▸ **GIVEN INSTRUCTION**:
Can you pull out each line of the data below that includes the word "Write"?

▸ **ITEMS**:
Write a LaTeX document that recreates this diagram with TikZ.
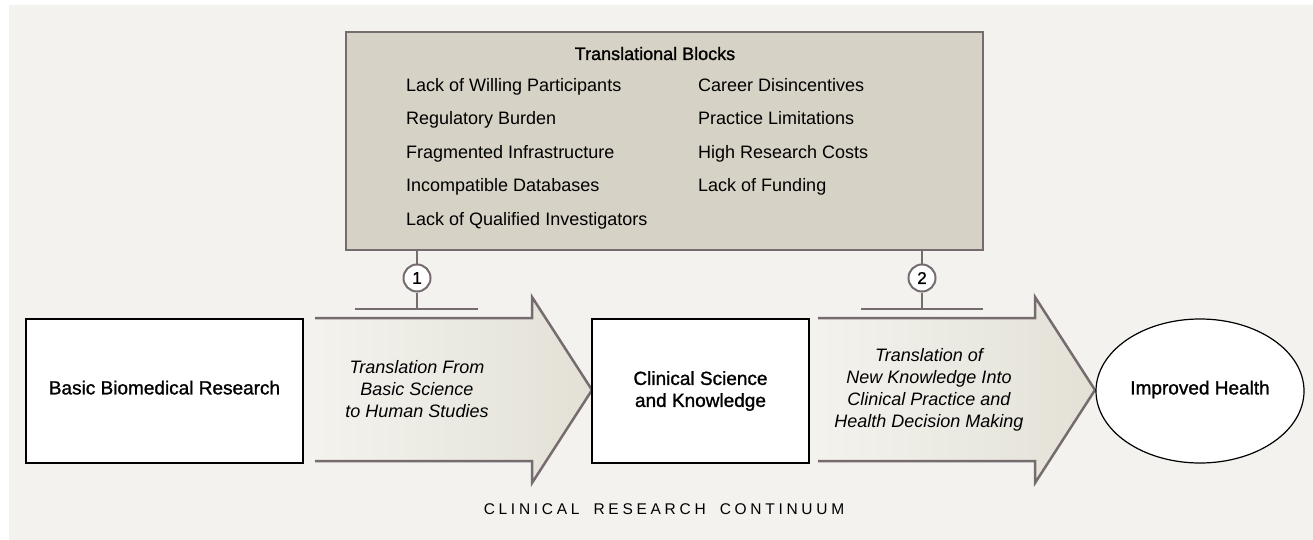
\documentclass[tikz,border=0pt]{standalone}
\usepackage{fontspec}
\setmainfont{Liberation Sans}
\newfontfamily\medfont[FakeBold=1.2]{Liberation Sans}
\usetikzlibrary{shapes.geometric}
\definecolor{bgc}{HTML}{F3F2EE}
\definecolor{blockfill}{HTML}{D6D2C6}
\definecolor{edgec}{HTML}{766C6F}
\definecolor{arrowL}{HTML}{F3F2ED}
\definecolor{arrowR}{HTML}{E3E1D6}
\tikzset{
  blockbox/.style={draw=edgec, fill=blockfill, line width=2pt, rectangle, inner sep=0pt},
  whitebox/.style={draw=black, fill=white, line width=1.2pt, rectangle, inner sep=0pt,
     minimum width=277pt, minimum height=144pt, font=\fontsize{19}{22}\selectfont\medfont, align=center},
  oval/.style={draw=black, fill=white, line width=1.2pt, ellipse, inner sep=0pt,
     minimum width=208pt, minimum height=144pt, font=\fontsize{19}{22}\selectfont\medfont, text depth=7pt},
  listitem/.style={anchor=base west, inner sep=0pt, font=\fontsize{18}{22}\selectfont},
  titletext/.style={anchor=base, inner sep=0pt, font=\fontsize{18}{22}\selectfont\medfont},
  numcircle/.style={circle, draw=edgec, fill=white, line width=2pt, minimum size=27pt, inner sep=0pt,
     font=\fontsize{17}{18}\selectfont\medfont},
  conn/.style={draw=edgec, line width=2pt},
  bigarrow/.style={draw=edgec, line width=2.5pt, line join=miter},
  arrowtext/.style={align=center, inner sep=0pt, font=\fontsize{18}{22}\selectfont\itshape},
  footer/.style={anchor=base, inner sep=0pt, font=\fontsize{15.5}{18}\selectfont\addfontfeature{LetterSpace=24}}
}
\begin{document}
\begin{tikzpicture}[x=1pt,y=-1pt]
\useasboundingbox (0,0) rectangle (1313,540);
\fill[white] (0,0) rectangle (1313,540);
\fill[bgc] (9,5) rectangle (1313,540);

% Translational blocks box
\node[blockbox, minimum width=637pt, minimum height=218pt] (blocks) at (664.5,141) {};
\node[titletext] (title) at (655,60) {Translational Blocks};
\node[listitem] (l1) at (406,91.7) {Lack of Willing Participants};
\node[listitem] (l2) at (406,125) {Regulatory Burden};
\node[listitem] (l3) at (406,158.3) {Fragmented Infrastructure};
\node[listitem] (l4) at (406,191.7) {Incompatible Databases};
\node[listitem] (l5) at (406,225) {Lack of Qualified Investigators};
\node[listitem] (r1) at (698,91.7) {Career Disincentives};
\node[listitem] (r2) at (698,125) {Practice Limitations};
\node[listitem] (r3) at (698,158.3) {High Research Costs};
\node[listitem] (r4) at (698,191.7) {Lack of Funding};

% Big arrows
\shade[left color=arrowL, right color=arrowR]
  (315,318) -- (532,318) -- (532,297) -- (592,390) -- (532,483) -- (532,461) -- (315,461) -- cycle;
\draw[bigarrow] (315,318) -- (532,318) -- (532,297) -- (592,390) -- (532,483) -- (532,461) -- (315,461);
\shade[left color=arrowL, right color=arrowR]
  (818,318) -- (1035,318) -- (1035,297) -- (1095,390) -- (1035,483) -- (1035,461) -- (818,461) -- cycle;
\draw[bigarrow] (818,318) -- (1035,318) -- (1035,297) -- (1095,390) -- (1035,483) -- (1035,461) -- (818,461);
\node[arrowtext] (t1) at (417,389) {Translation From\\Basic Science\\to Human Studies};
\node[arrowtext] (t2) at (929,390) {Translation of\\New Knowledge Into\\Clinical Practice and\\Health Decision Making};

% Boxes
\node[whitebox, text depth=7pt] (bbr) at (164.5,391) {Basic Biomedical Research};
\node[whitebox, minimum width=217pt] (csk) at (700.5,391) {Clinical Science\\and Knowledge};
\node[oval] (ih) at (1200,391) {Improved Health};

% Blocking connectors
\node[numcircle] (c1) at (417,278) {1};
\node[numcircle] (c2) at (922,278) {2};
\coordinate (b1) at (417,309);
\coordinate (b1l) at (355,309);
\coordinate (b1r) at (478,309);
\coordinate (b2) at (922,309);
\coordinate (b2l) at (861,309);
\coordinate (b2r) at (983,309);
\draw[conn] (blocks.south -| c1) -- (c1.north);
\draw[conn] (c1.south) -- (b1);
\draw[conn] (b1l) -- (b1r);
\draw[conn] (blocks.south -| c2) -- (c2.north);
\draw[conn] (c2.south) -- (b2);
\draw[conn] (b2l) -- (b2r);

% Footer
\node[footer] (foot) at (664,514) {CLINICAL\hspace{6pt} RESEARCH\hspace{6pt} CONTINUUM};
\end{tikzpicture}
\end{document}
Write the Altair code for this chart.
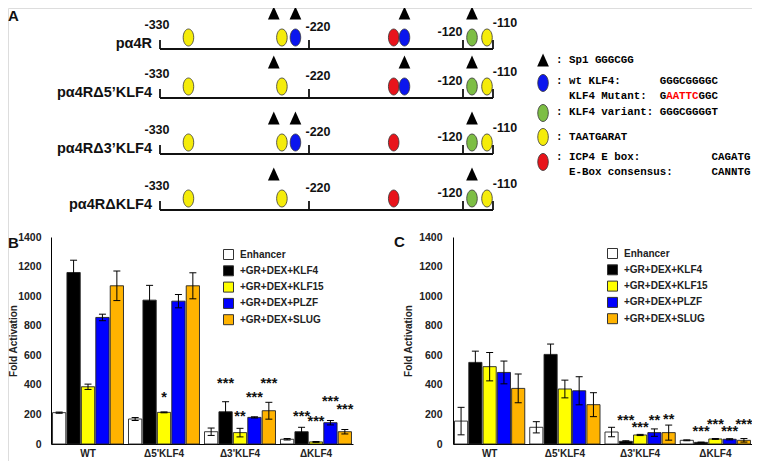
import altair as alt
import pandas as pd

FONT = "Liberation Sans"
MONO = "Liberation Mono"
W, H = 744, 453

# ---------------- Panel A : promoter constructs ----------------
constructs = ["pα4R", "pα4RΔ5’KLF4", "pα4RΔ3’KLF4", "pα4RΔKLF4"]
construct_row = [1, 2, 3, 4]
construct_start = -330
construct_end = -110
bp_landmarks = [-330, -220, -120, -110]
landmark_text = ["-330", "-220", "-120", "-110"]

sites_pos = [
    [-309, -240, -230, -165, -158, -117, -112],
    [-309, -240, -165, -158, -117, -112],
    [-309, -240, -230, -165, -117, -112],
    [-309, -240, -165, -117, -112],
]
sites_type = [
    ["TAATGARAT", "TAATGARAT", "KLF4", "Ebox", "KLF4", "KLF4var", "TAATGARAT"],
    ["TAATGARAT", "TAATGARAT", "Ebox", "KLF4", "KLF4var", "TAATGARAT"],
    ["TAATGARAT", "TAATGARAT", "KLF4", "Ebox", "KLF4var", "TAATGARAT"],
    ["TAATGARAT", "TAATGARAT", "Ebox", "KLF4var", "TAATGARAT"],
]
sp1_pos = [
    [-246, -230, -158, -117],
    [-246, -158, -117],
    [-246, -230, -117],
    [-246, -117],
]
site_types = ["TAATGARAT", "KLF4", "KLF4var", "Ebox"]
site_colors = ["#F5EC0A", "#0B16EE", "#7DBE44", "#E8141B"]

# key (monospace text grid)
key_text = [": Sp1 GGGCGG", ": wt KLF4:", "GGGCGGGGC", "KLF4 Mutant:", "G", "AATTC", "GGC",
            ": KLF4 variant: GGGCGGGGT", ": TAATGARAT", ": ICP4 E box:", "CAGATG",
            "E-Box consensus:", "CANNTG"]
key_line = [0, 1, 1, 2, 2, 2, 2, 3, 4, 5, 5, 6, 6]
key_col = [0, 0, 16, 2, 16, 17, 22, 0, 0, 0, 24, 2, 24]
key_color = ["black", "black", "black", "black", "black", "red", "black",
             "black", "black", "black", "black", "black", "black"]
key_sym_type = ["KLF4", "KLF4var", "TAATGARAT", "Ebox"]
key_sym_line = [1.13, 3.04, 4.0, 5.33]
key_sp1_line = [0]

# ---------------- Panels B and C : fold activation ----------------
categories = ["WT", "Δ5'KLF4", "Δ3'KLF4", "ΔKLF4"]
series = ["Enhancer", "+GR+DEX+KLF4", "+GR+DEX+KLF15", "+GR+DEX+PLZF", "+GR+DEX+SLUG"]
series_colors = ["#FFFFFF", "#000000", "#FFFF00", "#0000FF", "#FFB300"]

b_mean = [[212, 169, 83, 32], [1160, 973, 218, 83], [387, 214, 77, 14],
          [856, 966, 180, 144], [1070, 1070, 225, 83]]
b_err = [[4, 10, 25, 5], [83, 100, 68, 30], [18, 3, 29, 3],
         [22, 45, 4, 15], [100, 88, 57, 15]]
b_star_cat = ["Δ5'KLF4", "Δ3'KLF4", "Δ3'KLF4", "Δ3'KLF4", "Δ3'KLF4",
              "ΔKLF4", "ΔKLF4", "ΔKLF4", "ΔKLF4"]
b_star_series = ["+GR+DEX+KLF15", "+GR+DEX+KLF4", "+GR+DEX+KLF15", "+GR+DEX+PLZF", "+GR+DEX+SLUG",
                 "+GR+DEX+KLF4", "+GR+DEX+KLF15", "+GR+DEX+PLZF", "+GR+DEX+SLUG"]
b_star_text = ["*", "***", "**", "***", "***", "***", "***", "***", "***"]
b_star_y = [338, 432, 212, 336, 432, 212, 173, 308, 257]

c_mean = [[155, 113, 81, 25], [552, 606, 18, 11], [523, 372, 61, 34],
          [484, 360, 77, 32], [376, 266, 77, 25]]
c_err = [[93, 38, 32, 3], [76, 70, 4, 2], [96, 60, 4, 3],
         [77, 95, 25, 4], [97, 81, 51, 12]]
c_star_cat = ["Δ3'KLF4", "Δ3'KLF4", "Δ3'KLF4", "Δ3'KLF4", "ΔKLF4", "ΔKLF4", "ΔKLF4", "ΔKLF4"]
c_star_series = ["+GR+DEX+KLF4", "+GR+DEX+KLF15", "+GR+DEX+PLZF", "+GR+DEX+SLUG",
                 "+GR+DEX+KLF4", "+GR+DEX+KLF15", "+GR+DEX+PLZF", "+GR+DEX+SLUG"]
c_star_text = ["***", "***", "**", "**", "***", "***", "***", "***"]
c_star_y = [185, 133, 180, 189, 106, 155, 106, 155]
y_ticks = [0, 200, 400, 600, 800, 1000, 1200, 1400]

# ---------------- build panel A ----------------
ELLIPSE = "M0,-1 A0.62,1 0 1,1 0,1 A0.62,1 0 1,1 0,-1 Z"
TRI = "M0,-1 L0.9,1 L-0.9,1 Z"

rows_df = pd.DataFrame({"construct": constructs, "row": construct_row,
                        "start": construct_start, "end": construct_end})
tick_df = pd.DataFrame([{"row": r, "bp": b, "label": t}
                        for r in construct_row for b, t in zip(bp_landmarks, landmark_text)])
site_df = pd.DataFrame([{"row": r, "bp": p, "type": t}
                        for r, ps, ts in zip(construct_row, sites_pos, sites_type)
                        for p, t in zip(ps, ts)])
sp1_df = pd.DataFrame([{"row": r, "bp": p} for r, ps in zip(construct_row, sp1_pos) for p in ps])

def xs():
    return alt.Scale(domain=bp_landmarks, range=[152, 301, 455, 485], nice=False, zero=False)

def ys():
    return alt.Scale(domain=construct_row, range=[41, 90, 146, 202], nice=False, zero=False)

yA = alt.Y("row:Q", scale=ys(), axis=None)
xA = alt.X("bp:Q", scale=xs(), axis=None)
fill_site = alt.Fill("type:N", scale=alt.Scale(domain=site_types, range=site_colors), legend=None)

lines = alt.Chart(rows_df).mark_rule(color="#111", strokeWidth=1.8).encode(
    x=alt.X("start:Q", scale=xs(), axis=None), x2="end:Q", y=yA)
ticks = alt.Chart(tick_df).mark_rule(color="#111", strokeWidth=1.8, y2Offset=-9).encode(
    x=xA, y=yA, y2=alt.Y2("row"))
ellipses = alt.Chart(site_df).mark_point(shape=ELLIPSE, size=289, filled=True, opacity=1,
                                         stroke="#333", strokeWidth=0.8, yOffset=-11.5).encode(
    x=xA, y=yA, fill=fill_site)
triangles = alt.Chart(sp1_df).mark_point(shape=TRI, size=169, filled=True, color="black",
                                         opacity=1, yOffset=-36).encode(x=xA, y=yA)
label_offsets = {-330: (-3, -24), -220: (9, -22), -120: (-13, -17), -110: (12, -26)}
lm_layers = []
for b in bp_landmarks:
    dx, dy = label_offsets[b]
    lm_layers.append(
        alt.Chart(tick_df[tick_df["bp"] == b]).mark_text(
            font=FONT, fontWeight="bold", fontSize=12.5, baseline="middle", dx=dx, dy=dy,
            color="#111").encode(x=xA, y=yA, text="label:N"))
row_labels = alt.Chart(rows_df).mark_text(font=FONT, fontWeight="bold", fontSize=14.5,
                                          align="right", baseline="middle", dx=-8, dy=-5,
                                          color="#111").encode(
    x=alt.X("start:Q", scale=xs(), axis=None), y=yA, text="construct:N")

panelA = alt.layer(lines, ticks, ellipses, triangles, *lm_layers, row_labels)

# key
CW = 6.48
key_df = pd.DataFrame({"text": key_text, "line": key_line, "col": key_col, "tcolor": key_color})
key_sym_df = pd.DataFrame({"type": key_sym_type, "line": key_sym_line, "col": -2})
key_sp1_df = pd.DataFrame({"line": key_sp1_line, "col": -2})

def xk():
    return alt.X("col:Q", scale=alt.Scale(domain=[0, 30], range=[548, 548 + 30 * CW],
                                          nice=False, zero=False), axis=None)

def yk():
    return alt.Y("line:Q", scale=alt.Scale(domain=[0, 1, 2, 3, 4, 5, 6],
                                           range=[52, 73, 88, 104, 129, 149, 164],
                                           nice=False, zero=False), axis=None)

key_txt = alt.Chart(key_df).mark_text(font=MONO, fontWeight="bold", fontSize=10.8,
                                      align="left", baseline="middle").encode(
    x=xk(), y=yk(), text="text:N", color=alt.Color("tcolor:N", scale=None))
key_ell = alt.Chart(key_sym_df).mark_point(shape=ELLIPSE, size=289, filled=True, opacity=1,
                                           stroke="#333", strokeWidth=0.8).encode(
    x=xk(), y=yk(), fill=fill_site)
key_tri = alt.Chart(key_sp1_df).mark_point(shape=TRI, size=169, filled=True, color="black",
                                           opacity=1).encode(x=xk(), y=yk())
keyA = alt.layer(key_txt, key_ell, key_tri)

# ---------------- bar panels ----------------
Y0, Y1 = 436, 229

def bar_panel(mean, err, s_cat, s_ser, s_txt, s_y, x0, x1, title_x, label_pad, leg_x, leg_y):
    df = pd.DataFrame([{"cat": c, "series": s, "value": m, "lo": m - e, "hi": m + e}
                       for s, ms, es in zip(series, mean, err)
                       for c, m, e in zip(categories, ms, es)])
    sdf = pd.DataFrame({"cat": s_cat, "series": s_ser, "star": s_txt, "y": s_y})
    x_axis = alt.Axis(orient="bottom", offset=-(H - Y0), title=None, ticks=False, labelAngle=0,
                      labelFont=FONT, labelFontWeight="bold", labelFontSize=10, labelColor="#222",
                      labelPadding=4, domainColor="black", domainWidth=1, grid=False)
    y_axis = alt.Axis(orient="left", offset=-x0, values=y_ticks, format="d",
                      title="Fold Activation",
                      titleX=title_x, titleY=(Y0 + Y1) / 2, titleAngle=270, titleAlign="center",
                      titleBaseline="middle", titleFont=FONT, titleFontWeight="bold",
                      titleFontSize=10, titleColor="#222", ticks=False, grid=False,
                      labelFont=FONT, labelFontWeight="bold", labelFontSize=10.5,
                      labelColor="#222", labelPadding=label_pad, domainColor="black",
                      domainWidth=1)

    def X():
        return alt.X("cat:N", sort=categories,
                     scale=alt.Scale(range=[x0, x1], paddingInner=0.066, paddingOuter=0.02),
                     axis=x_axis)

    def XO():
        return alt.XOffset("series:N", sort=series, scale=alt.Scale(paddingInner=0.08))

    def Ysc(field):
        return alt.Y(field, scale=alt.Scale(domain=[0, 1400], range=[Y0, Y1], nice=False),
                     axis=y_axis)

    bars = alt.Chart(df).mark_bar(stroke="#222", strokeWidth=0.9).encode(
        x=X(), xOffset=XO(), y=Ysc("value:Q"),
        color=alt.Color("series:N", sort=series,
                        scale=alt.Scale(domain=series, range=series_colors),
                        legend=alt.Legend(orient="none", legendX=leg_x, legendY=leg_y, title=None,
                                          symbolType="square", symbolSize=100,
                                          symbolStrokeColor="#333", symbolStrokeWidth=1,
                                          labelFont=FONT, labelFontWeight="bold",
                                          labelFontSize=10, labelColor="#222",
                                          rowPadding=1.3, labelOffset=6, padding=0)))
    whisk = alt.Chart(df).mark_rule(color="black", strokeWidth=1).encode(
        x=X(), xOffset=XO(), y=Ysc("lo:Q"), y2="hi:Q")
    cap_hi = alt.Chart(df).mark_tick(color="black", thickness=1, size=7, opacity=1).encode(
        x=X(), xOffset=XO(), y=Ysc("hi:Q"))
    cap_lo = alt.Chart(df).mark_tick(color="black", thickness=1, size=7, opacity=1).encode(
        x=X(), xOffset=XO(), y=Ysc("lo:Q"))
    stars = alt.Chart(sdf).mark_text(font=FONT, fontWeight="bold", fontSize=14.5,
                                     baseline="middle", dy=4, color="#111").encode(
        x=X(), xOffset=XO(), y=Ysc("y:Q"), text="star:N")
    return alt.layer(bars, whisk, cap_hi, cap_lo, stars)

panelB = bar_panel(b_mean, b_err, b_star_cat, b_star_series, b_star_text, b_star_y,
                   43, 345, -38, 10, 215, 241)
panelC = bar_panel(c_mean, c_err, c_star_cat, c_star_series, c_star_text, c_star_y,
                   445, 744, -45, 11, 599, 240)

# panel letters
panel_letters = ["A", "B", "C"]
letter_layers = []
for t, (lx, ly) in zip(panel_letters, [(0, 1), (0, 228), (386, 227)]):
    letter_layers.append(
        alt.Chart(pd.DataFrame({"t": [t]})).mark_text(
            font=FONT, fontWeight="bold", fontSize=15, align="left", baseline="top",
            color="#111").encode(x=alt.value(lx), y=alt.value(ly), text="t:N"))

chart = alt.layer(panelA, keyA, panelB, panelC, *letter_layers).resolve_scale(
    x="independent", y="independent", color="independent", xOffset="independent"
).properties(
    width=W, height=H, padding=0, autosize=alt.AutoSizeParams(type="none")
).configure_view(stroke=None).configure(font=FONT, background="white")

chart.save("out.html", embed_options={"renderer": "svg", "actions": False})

▸ **SOLUTION TO THIS EXERCISE**:
Write a LaTeX document that recreates this diagram with TikZ.
Write the Altair code for this chart.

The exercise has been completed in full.